> [Aim] Give back the entire listing verbatim.

>> Begin

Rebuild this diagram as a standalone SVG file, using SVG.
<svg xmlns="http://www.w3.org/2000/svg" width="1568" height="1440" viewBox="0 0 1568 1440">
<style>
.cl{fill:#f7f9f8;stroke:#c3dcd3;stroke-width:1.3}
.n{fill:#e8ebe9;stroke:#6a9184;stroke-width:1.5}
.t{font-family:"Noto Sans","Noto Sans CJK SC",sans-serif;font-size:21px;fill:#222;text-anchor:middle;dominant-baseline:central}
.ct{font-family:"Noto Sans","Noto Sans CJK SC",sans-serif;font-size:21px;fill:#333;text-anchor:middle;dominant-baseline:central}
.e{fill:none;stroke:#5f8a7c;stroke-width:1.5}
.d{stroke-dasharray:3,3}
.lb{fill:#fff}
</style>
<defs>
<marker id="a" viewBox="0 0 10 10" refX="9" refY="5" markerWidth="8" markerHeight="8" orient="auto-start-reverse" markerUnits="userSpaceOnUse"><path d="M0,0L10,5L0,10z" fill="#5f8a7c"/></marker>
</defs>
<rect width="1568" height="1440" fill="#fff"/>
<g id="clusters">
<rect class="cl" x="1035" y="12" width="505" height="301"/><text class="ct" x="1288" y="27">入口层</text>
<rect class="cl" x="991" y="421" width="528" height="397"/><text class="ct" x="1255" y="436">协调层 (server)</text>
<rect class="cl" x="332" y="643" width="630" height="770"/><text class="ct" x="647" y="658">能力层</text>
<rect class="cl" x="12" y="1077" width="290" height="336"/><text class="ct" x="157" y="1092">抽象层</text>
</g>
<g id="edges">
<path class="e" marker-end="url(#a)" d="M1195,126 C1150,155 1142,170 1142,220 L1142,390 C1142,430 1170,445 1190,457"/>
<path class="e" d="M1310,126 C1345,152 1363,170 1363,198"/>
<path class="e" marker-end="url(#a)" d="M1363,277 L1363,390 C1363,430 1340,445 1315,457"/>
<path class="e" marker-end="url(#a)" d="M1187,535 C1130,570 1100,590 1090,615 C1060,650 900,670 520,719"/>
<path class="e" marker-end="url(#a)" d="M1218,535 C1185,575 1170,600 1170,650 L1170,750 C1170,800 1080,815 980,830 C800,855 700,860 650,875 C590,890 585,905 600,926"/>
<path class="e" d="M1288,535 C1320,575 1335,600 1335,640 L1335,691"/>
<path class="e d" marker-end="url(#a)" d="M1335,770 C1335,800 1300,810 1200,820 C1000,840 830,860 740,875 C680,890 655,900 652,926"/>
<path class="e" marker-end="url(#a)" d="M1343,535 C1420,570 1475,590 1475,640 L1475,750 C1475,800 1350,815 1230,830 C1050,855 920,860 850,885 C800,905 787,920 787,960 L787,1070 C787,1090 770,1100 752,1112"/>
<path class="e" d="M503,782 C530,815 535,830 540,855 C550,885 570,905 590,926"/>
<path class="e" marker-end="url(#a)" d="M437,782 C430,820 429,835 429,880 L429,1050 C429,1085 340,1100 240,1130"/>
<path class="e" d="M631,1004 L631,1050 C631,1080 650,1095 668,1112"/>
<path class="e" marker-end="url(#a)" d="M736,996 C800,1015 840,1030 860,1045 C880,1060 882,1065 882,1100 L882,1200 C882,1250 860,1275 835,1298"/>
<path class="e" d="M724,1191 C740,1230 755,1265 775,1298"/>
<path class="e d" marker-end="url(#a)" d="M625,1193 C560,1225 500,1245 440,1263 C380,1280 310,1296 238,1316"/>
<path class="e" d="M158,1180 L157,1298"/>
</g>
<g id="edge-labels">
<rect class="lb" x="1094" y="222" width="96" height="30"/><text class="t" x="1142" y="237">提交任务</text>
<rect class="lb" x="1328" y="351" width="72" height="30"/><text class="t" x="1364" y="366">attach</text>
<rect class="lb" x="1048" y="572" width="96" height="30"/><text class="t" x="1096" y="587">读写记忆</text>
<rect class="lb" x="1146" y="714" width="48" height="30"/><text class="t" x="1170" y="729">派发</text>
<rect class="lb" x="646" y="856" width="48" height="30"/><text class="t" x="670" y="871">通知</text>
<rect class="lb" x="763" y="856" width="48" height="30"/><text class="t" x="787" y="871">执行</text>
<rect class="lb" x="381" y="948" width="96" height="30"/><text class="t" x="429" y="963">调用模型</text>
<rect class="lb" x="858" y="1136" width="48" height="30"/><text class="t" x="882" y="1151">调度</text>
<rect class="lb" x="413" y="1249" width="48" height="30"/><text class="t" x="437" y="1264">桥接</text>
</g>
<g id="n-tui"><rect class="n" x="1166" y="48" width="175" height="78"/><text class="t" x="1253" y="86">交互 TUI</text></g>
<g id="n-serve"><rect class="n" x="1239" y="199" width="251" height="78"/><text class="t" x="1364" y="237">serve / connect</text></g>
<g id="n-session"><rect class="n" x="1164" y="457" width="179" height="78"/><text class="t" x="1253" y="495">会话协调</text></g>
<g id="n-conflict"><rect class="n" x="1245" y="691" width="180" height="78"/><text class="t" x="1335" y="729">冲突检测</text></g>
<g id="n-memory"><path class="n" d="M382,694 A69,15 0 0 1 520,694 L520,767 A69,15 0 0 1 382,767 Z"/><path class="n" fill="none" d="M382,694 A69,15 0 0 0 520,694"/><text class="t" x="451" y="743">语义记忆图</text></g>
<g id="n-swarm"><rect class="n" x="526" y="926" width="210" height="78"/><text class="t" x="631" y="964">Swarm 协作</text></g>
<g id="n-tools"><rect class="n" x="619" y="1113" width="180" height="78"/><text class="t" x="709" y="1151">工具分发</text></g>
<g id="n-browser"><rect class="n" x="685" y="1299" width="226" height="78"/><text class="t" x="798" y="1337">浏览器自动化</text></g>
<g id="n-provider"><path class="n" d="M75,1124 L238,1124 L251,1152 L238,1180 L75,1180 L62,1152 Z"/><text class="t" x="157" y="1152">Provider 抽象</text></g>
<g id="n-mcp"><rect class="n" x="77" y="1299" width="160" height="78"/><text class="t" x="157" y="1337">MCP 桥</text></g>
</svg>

>> End

> [Final result]
Rebuild this diagram as a standalone SVG file, using SVG.
<svg xmlns="http://www.w3.org/2000/svg" width="1568" height="1440" viewBox="0 0 1568 1440">
<style>
.cl{fill:#f7f9f8;stroke:#c3dcd3;stroke-width:1.3}
.n{fill:#e8ebe9;stroke:#6a9184;stroke-width:1.5}
.t{font-family:"Noto Sans","Noto Sans CJK SC",sans-serif;font-size:21px;fill:#222;text-anchor:middle;dominant-baseline:central}
.ct{font-family:"Noto Sans","Noto Sans CJK SC",sans-serif;font-size:21px;fill:#333;text-anchor:middle;dominant-baseline:central}
.e{fill:none;stroke:#5f8a7c;stroke-width:1.5}
.d{stroke-dasharray:3,3}
.lb{fill:#fff}
</style>
<defs>
<marker id="a" viewBox="0 0 10 10" refX="9" refY="5" markerWidth="8" markerHeight="8" orient="auto-start-reverse" markerUnits="userSpaceOnUse"><path d="M0,0L10,5L0,10z" fill="#5f8a7c"/></marker>
</defs>
<rect width="1568" height="1440" fill="#fff"/>
<g id="clusters">
<rect class="cl" x="1035" y="12" width="505" height="301"/><text class="ct" x="1288" y="27">入口层</text>
<rect class="cl" x="991" y="421" width="528" height="397"/><text class="ct" x="1255" y="436">协调层 (server)</text>
<rect class="cl" x="332" y="643" width="630" height="770"/><text class="ct" x="647" y="658">能力层</text>
<rect class="cl" x="12" y="1077" width="290" height="336"/><text class="ct" x="157" y="1092">抽象层</text>
</g>
<g id="edges">
<path class="e" marker-end="url(#a)" d="M1195,126 C1150,155 1142,170 1142,220 L1142,390 C1142,430 1170,445 1190,457"/>
<path class="e" d="M1310,126 C1345,152 1363,170 1363,198"/>
<path class="e" marker-end="url(#a)" d="M1363,277 L1363,390 C1363,430 1340,445 1315,457"/>
<path class="e" marker-end="url(#a)" d="M1187,535 C1130,570 1100,590 1090,615 C1060,650 900,670 520,719"/>
<path class="e" marker-end="url(#a)" d="M1218,535 C1185,575 1170,600 1170,650 L1170,750 C1170,800 1080,815 980,830 C800,855 700,860 650,875 C590,890 585,905 600,926"/>
<path class="e" d="M1288,535 C1320,575 1335,600 1335,640 L1335,691"/>
<path class="e d" marker-end="url(#a)" d="M1335,770 C1335,800 1300,810 1200,820 C1000,840 830,860 740,875 C680,890 655,900 652,926"/>
<path class="e" marker-end="url(#a)" d="M1343,535 C1420,570 1475,590 1475,640 L1475,750 C1475,800 1350,815 1230,830 C1050,855 920,860 850,885 C800,905 787,920 787,960 L787,1070 C787,1090 770,1100 752,1112"/>
<path class="e" d="M503,782 C530,815 535,830 540,855 C550,885 570,905 590,926"/>
<path class="e" marker-end="url(#a)" d="M437,782 C430,820 429,835 429,880 L429,1050 C429,1085 340,1100 240,1130"/>
<path class="e" d="M631,1004 L631,1050 C631,1080 650,1095 668,1112"/>
<path class="e" marker-end="url(#a)" d="M736,996 C800,1015 840,1030 860,1045 C880,1060 882,1065 882,1100 L882,1200 C882,1250 860,1275 835,1298"/>
<path class="e" d="M724,1191 C740,1230 755,1265 775,1298"/>
<path class="e d" marker-end="url(#a)" d="M625,1193 C560,1225 500,1245 440,1263 C380,1280 310,1296 238,1316"/>
<path class="e" d="M158,1180 L157,1298"/>
</g>
<g id="edge-labels">
<rect class="lb" x="1094" y="222" width="96" height="30"/><text class="t" x="1142" y="237">提交任务</text>
<rect class="lb" x="1328" y="351" width="72" height="30"/><text class="t" x="1364" y="366">attach</text>
<rect class="lb" x="1048" y="572" width="96" height="30"/><text class="t" x="1096" y="587">读写记忆</text>
<rect class="lb" x="1146" y="714" width="48" height="30"/><text class="t" x="1170" y="729">派发</text>
<rect class="lb" x="646" y="856" width="48" height="30"/><text class="t" x="670" y="871">通知</text>
<rect class="lb" x="763" y="856" width="48" height="30"/><text class="t" x="787" y="871">执行</text>
<rect class="lb" x="381" y="948" width="96" height="30"/><text class="t" x="429" y="963">调用模型</text>
<rect class="lb" x="858" y="1136" width="48" height="30"/><text class="t" x="882" y="1151">调度</text>
<rect class="lb" x="413" y="1249" width="48" height="30"/><text class="t" x="437" y="1264">桥接</text>
</g>
<g id="n-tui"><rect class="n" x="1166" y="48" width="175" height="78"/><text class="t" x="1253" y="86">交互 TUI</text></g>
<g id="n-serve"><rect class="n" x="1239" y="199" width="251" height="78"/><text class="t" x="1364" y="237">serve / connect</text></g>
<g id="n-session"><rect class="n" x="1164" y="457" width="179" height="78"/><text class="t" x="1253" y="495">会话协调</text></g>
<g id="n-conflict"><rect class="n" x="1245" y="691" width="180" height="78"/><text class="t" x="1335" y="729">冲突检测</text></g>
<g id="n-memory"><path class="n" d="M382,694 A69,15 0 0 1 520,694 L520,767 A69,15 0 0 1 382,767 Z"/><path class="n" fill="none" d="M382,694 A69,15 0 0 0 520,694"/><text class="t" x="451" y="743">语义记忆图</text></g>
<g id="n-swarm"><rect class="n" x="526" y="926" width="210" height="78"/><text class="t" x="631" y="964">Swarm 协作</text></g>
<g id="n-tools"><rect class="n" x="619" y="1113" width="180" height="78"/><text class="t" x="709" y="1151">工具分发</text></g>
<g id="n-browser"><rect class="n" x="685" y="1299" width="226" height="78"/><text class="t" x="798" y="1337">浏览器自动化</text></g>
<g id="n-provider"><path class="n" d="M75,1124 L238,1124 L251,1152 L238,1180 L75,1180 L62,1152 Z"/><text class="t" x="157" y="1152">Provider 抽象</text></g>
<g id="n-mcp"><rect class="n" x="77" y="1299" width="160" height="78"/><text class="t" x="157" y="1337">MCP 桥</text></g>
</svg>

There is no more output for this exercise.